# how often to apply horticultural oil?



## arboristCT (Jul 23, 2014)

Hey, how often and how many times do you guys generaly reccomend oil to be applied in an IPM program?

In avarage im reccomending 6 times a year,
1 early spring
2 mid spring
3 late spring
4 early summer
5 late summer
6 fall

I know it could vary but is this average?


----------



## sac-climber (Jul 23, 2014)

What are you treating for? Also, what is being treated?


----------



## arboristCT (Jul 23, 2014)

sac-climber said:


> What are you treating for? Also, what is being treated?


this would be treating for everything on an IPM program, such as all hemlocks, hollys, azaleas, eunomous, arbovitae,, spruce, pines, most pests that can be controlled with oil or soap, the pests would be soft scales, aphids, adelgids, mites, insects on early instars or eggmasses.


----------



## Raintree (Jul 23, 2014)

That seems to be way over kill on the oil use. Dormant oil early spring before bud break & a late Fall oil is is all I use. Not controlling leaf miner, borers or weevils with oil.


----------



## sac-climber (Jul 23, 2014)

Please don't take this personally.....

There is a gross misunderstanding of how to implement a proper IPM program, from greenies to vets. The focus needs to be on monitoring and cultural practices, not how often to spray. It's all about thresholds; what pests can be tolerated, how much damage is acceptable, etc... It's great to use hort oil versus the alternatives but the whole point is to use as little pesticide as possible, no matter if it's OMRI listed or not. That hort oil still has an EPA number and gets reported, right?

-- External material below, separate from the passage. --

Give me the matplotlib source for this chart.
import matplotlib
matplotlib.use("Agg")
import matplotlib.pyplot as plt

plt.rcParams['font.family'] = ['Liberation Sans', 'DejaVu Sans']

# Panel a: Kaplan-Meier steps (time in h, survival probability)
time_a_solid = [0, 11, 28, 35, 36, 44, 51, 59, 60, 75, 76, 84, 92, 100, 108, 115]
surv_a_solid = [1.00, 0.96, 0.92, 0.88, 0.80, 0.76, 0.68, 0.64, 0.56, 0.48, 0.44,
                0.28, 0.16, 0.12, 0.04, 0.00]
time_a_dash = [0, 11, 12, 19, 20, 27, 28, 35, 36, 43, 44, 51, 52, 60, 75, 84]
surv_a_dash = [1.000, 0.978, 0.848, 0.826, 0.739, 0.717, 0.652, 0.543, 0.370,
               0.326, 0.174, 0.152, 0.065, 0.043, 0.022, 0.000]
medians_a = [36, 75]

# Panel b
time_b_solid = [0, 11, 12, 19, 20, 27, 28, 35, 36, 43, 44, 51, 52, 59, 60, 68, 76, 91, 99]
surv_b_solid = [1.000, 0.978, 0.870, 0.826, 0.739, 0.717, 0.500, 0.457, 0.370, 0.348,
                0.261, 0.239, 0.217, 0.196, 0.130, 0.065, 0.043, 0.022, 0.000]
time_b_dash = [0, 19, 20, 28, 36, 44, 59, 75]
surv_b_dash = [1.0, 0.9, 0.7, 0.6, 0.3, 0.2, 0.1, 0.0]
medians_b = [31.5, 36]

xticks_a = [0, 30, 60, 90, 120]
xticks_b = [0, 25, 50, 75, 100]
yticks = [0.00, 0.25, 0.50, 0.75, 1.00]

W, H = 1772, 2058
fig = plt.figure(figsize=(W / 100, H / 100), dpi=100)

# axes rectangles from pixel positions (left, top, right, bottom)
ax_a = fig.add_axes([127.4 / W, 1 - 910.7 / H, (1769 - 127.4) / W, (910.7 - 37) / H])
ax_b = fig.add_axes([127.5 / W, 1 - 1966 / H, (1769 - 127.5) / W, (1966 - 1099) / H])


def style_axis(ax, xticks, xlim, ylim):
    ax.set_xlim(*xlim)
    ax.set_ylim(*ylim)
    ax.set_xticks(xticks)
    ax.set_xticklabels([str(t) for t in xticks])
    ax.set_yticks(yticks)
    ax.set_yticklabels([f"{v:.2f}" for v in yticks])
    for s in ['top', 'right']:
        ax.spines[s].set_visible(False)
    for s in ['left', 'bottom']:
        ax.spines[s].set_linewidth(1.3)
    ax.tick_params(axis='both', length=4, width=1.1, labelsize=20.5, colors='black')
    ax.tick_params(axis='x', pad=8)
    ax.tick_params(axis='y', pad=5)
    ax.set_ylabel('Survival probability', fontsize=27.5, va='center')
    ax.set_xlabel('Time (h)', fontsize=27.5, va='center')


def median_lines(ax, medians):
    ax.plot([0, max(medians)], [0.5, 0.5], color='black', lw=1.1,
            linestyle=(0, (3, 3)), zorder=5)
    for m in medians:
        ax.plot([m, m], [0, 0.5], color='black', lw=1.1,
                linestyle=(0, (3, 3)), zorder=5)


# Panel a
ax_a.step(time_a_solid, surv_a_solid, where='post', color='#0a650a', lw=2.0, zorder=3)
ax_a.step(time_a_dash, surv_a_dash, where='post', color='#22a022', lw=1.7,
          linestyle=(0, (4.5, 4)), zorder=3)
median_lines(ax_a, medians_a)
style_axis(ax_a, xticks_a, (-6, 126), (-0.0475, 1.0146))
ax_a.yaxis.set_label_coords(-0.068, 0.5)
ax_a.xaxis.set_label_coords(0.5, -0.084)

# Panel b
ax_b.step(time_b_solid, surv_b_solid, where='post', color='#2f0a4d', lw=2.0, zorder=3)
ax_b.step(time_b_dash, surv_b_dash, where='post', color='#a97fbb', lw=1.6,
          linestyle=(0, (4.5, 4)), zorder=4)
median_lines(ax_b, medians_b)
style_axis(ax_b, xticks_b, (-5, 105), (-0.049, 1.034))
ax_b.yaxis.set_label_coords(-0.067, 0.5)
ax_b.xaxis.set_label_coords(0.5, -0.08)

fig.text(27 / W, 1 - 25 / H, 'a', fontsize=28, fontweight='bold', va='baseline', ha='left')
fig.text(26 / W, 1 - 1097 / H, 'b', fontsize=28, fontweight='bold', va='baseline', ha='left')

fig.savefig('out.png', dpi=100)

If you are serious about IPM and developing a quality program buy the book in the link below. It's worth every penny of the $35.00 it costs....

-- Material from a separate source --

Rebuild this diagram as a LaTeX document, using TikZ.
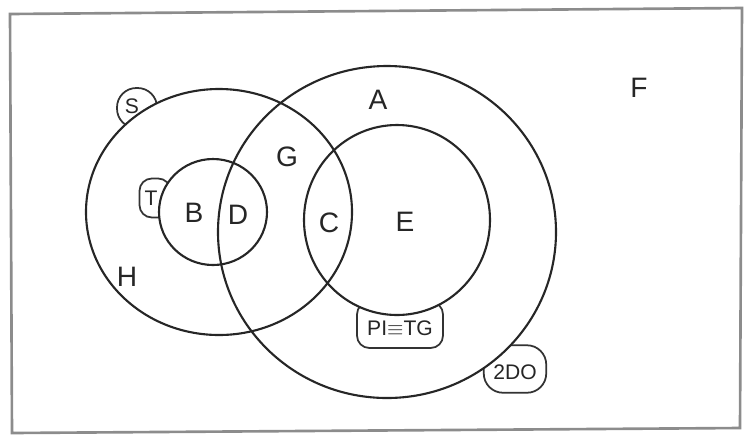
\documentclass[tikz,border=0pt]{standalone}
\usepackage{fontspec}
\setmainfont{Liberation Sans}
\usetikzlibrary{positioning}
\begin{document}
\begin{tikzpicture}[x=0.02cm,y=-0.02cm,
lbl/.style={font=\fontsize{16}{18}\selectfont,inner sep=1pt,text=black!85},
tagtext/.style={lbl,font=\fontsize{12}{14}\selectfont},
tag/.style={draw=black!80,line width=1pt,rounded corners=7pt,inner sep=0pt},
setline/.style={draw=black!85,line width=1.2pt},
blank/.style={fill=white}]
\useasboundingbox (0,0) rectangle (751,441);
\draw[draw=black!45,line width=1.5pt] (10,14) -- (742,8) -- (740,428) -- (12,433) -- cycle;
% tag outlines, each cut off where it meets its set
\node[tag,rounded corners=11pt,minimum width=1.25cm,minimum height=0.95cm] (twobox) at (515,369) {};
\fill[blank] (387,232) ellipse [x radius=169,y radius=166];
\node[tag,minimum width=1.72cm,minimum height=0.92cm] (pibox) at (400,325) {};
\fill[blank] (397,220) ellipse [x radius=93,y radius=95];
\node[tag,minimum size=0.8cm,rounded corners=11pt] (sbox) at (137,108) {};
\fill[blank] (219,212) ellipse [x radius=133,y radius=123];
\node[tag,minimum width=0.62cm,minimum height=0.78cm,rounded corners=7pt] (tbox) at (155,198) {};
\fill[blank] (213,212) ellipse [x radius=54,y radius=53];
% outlines
\draw[setline] (219,212) ellipse [x radius=133,y radius=123];
\draw[setline] (387,232) ellipse [x radius=169,y radius=166];
\draw[setline] (397,220) ellipse [x radius=93,y radius=95];
\draw[setline] (213,212) ellipse [x radius=54,y radius=53];
% tag labels
\node[tagtext] (two) at (515,372) {2DO};
\node[tagtext] (pi) at (400,328) {PI$\equiv$TG};
\node[tagtext] (st) at (132,106) {S};
\node[tagtext] (tt) at (151,198) {T};
% region letters
\node[lbl] (a) at (378,100) {A};
\node[lbl] (f) at (639,88) {F};
\node[lbl] (g) at (287,157) {G};
\node[lbl] (b) at (194,213) {B};
\node[lbl] (d) at (238,215) {D};
\node[lbl] (c) at (329,223) {C};
\node[lbl] (e) at (405,222) {E};
\node[lbl] (h) at (127,277) {H};
\end{tikzpicture}
\end{document}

http://anrcatalog.ucdavis.edu/Details.aspx?itemNo=3418


----------



## arboristCT (Jul 23, 2014)

Raintree said:


> That seems to be way over kill on the oil use. Dormant oil early spring before bud break & a late Fall oil is is all I use. Not controlling leaf miner, borers or weevils with oil.


got ya thank you, ok yeah I see your point, those that you mentioned should be enough to oil controlled insects egg masses, nymphs and adults and their generations per year? yeah I'm only talking about the insects that we can be controlled with oil.
thank you.


----------



## arboristCT (Jul 23, 2014)

Raintree said:


> That seems to be way over kill on the oil use. Dormant oil early spring before bud break & a late Fall oil is is all I use. Not controlling leaf miner, borers or weevils with oil.

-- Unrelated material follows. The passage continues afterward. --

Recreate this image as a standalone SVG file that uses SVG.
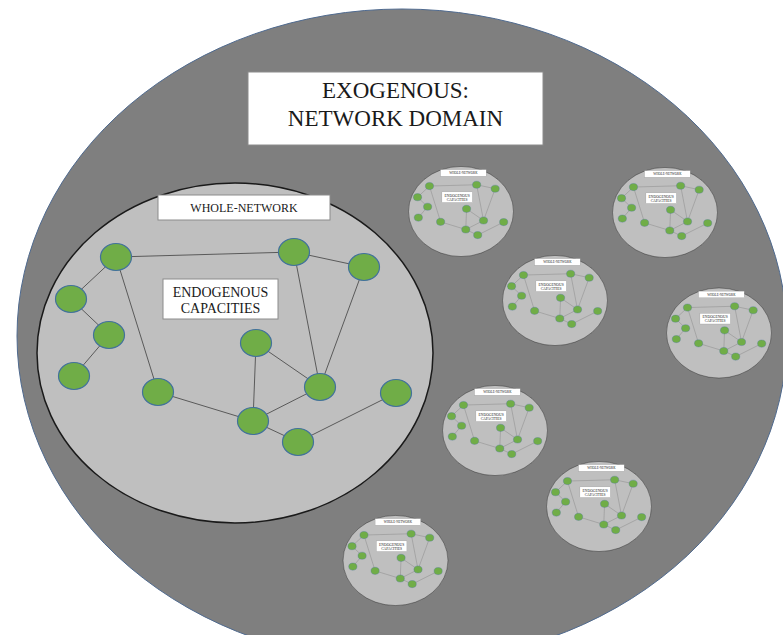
<svg xmlns="http://www.w3.org/2000/svg" xmlns:xlink="http://www.w3.org/1999/xlink" width="783" height="635" viewBox="0 0 783 635">
  <style>
    .domain { fill: #7f7f7f; stroke: #4f6a8f; stroke-width: 1; }
    .whole { fill: #bfbfbf; stroke: #1a1a1a; stroke-width: 1.5; }
    .label-box { fill: #ffffff; stroke: #8c8c8c; stroke-width: 1; }
    .label { font-family: "Liberation Serif", "Times New Roman", serif; fill: #1a1a1a; text-anchor: middle; }
    .actor { fill: #70ad47; stroke: #41719c; stroke-width: 1.2; }
    .tie { stroke: #5a5a5a; stroke-width: 1; fill: none; }
  </style>

  <rect width="783" height="635" fill="#ffffff"/>

  <!-- exogenous network domain -->
  <g id="domain">
    <ellipse class="domain" cx="402" cy="336" rx="385" ry="327"/>
  </g>

  <g id="domain-title">
    <rect class="label-box" x="248" y="72" width="295" height="73"/>
    <text class="label" x="395.5" y="98" font-size="23" font-family="Liberation Serif, Times New Roman, serif">EXOGENOUS:</text>
    <text class="label" x="395.5" y="126" font-size="23" font-family="Liberation Serif, Times New Roman, serif">NETWORK DOMAIN</text>
  </g>

  <!-- one whole network with its endogenous capacities -->
  <g id="whole-network">
    <ellipse class="whole" cx="235" cy="353" rx="198" ry="170"/>
    <g id="whole-network-label">
      <rect class="label-box" x="158" y="195" width="172" height="25"/>
      <text class="label" x="244" y="212" font-size="12">WHOLE-NETWORK</text>
    </g>
    <g id="capacities-label">
      <rect class="label-box" x="163" y="279" width="115" height="40"/>
      <text class="label" x="220.5" y="297" font-size="14">ENDOGENOUS</text>
      <text class="label" x="220.5" y="313" font-size="14">CAPACITIES</text>
    </g>
    <g id="ties">
      <line class="tie" x1="116" y1="257" x2="294" y2="252"/>
      <line class="tie" x1="116" y1="257" x2="71" y2="299"/>
      <line class="tie" x1="71" y1="299" x2="109" y2="335"/>
      <line class="tie" x1="109" y1="335" x2="74" y2="376"/>
      <line class="tie" x1="116" y1="257" x2="158" y2="392"/>
      <line class="tie" x1="294" y1="252" x2="364" y2="267"/>
      <line class="tie" x1="294" y1="252" x2="320" y2="387"/>
      <line class="tie" x1="364" y1="267" x2="320" y2="387"/>
      <line class="tie" x1="256" y1="343" x2="320" y2="387"/>
      <line class="tie" x1="256" y1="343" x2="253" y2="421"/>
      <line class="tie" x1="158" y1="392" x2="253" y2="421"/>
      <line class="tie" x1="253" y1="421" x2="320" y2="387"/>
      <line class="tie" x1="253" y1="421" x2="298" y2="442"/>
      <line class="tie" x1="298" y1="442" x2="396" y2="393"/>
    </g>
    <g id="actor-1"><ellipse class="actor" cx="116" cy="257" rx="15.5" ry="13.5"/></g>
    <g id="actor-2"><ellipse class="actor" cx="71" cy="299" rx="15.5" ry="13.5"/></g>
    <g id="actor-3"><ellipse class="actor" cx="109" cy="335" rx="15.5" ry="13.5"/></g>
    <g id="actor-4"><ellipse class="actor" cx="74" cy="376" rx="15.5" ry="13.5"/></g>
    <g id="actor-5"><ellipse class="actor" cx="158" cy="392" rx="15.5" ry="13.5"/></g>
    <g id="actor-6"><ellipse class="actor" cx="294" cy="252" rx="15.5" ry="13.5"/></g>
    <g id="actor-7"><ellipse class="actor" cx="364" cy="267" rx="15.5" ry="13.5"/></g>
    <g id="actor-8"><ellipse class="actor" cx="256" cy="343" rx="15.5" ry="13.5"/></g>
    <g id="actor-9"><ellipse class="actor" cx="320" cy="387" rx="15.5" ry="13.5"/></g>
    <g id="actor-10"><ellipse class="actor" cx="253" cy="421" rx="15.5" ry="13.5"/></g>
    <g id="actor-11"><ellipse class="actor" cx="298" cy="442" rx="15.5" ry="13.5"/></g>
    <g id="actor-12"><ellipse class="actor" cx="396" cy="393" rx="15.5" ry="13.5"/></g>
  </g>

  <!-- other whole networks in the domain, same structure at reduced size -->
  <g id="network-a"><use xlink:href="#whole-network" href="#whole-network" transform="translate(461 211.5) scale(0.265) translate(-235 -353)"/></g>
  <g id="network-b"><use xlink:href="#whole-network" href="#whole-network" transform="translate(665 212.5) scale(0.265) translate(-235 -353)"/></g>
  <g id="network-c"><use xlink:href="#whole-network" href="#whole-network" transform="translate(555 300.5) scale(0.265) translate(-235 -353)"/></g>
  <g id="network-d"><use xlink:href="#whole-network" href="#whole-network" transform="translate(719 333) scale(0.265) translate(-235 -353)"/></g>
  <g id="network-e"><use xlink:href="#whole-network" href="#whole-network" transform="translate(495 430.5) scale(0.265) translate(-235 -353)"/></g>
  <g id="network-f"><use xlink:href="#whole-network" href="#whole-network" transform="translate(599 506.5) scale(0.265) translate(-235 -353)"/></g>
  <g id="network-g"><use xlink:href="#whole-network" href="#whole-network" transform="translate(395.5 560.5) scale(0.265) translate(-235 -353)"/></g>
</svg>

wait what about for those insects and the generations that emerge in summer?


----------



## arboristCT (Jul 23, 2014)

Raintree said:


> That seems to be way over kill on the oil use. Dormant oil early spring before bud break & a late Fall oil is is all I use. Not controlling leaf miner, borers or weevils with oil.


got ya thank you, ok yeah I see your point, those that you mentioned should be enough to oil controlled insects egg masses, nymphs and adults and their generations per year? yeah I'm only talking about the insects that we can be controlled with oil.


sac-climber said:


> Please don't take this personally.....
> 
> There is a gross misunderstanding of how to implement a proper IPM program, from greenies to vets. The focus needs to be on monitoring and cultural practices, not how often to spray. It's all about thresholds; what pests can be tolerated, how much damage is acceptable, etc... It's great to use hort oil versus the alternatives but the whole point is to use as little pesticide as possible, no matter if it's OMRI listed or not. That hort oil still has an EPA number and gets reported, right?
> 
> ...


yes I understand that some plants can be okay with a mild insect infestation, yes your right oil gets reported, yeah i know IPM includes cultural practices too, that's why is called IPM but for this question I'm only asking about the chemical part of the program in already stablished supceptable plants.

thank you for the link to the book, if you recommend it then i will look into it.


----------



## sac-climber (Jul 24, 2014)

CT,

Thanks for indulging me. Now, let me attempt to answer your question. It may be somewhat of a reiteration though. 

So we know that oil's method of action is contact with little to no residual action. It's simply not a good product to use at predetermined intervals (i.e. Seasons). Personally, I don't advocate oil use in summer months. You will get better and more consistent results if you focus treatment during the pest's dormant stage. Your spray schedule needs to be customized to whats actually happening. Work with the natural ebb and flow of pest populations, reactionary insecticide use throws this wildly out of balance. 

I hope this helps.


----------



## arboristCT (Jul 25, 2014)

sac-climber said:


> CT,
> 
> Thanks for indulging me. Now, let me attempt to answer your question. It may be somewhat of a reiteration though.
> 
> ...


Yeah it helps. Thanks


----------



## Ed Roland (Jul 31, 2014)

Dormancy? Sure, but perhaps to better dial in efficacy try using oil when insects just begin to respire. Also, remember, Horticulture oil kills every arthropod on the tree. Give some thought to its target use.


----------



## arboristCT (Aug 13, 2014)

Ed Roland said:


> Dormancy? Sure, but perhaps to better dial in efficacy try using oil when insects just begin to respire. Also, remember, Horticulture oil kills every arthropod on the tree. Give some thought to its target use.


Thanks


----------



## Zale (Aug 13, 2014)

+1 on the overkill. You need to be careful spraying oil during the summer. You can fry a plant pretty quick. Also, don't spray anything blue.


----------



## arboristCT (Aug 14, 2014)

Yup thanks. I know that it can also burn jap maples leaves


Zale said:


> +1 on the overkill. You need to be careful spraying oil during the summer. You can fry a plant pretty quick. Also, don't spray anything blue.


----------